Gastronomy

  • MET ML 715: Food and the Senses
    This course is an interdisciplinary exploration of the sensory foundations and implications of food. We will study the senses as physical and cultural phenomena, the evolving concepts of terroir and craft, human nutritional and behavioral science, sensory perception and function, and the sensory and scientific aspects of food preparation and consumption. Understanding these processes, constructions and theories is key to understanding a vast array of food-related topics; cheese-making, wine-tasting, fermentation, food preservation, culinary tools and methods, cravings and food avoidance, sustainability and terroir, to name just a few.
  • MET ML 720: Food Policy and Food Systems
    This course presents frameworks and case studies that will advance participants' understandings of U.S. and global food systems and policies. Adopting food-systems and food-chain approaches, it provides historical, cultural, theoretical and practical perspectives on world food problems and patterns of dietary and nutritional change, so that participants acquire a working knowledge of the ecology and politics of world hunger and understand the evolution of global-to-local food systems and diets.
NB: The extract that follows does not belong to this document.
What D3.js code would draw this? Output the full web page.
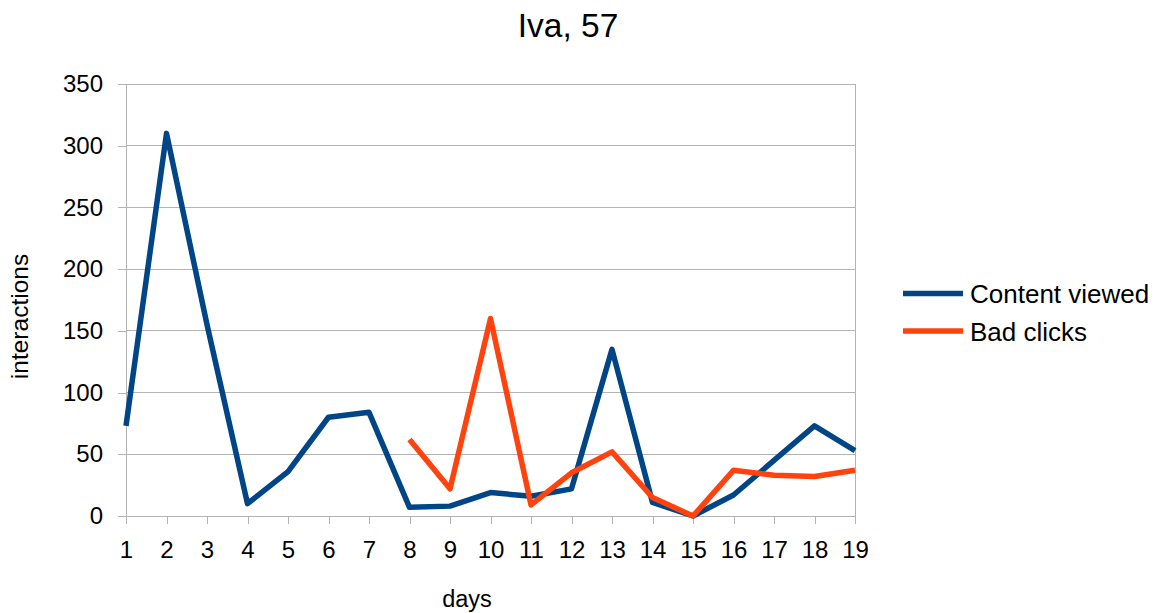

Global overview of world food situations will be combined with more detailed national and local-level case studies and analysis that connect global to local food crisis and responses.
  • MET ML 721: US Food Policy and Culture
    This course overviews the forces shaping U.S. food policies, cultural politics, diet, and nutrition situations in the twenty-first century. After reviewing the history of U.S. domestic food policy, course discussions consider globalization, new agricultural and food technologies, new nutrition knowledge, immigration, and "sustainable-food" ideology as drivers of American dietary and food-regulatory change. "Food systems," "food chains," and "dietary structure" provide the major analytical frameworks for tracing how food moves from farm to table, and the role of local through national government and non-government institutions in managing these food flows.
  • MET ML 722: Studies in Food Activism
    In this class students will explore the work of anthropologists and other social scientists on food activism citizens' efforts to promote social and economic justice through food practices and challenge the global corporate agrifood system. The class will explore diverse individual and collective forms of food activism including veganism, gleaning, farmers' markets, organic farming, fair trade, CSAs, buying groups, school gardens, anti-GMO movements, Slow Food, Via Campesina, and others. It will address the questions: what is food activism, what are its goals, what is working and not working, and what are the results?
  • MET ML 800: Masters Project
    Students nearing the completion of their degree requirement for the MLA in Gastronomy may register for the Masters Project. This graduation requirement is available for students who entered the MLA program during or after Fall 2009. The Masters Project must be completed under the direction of a full-time Boston University faculty member. The coordinator of the Gastronomy program must approve a topic, outline, bibliography and schedule for the project. Please contact the program coordinator for further details and guidelines. Students must also concurrently enroll in ML 802. 2 cr.
  • MET ML 801: Masters Thesis
    Graduate Prerequisites: For M.L.A. students only.
    Students nearing the completion of their degree requirement for the MLA in Gastronomy may register for the Masters Project. This graduation requirement is required for students who entered the MLA program before Fall 2009. The Masters Thesis must be completed under the direction of a full-time Boston University faculty member. The coordinator of the Gastronomy program must approve a topic, outline, bibliography and schedule for the project. Please contact the program coordinator for further details and guidelines. 4 cr.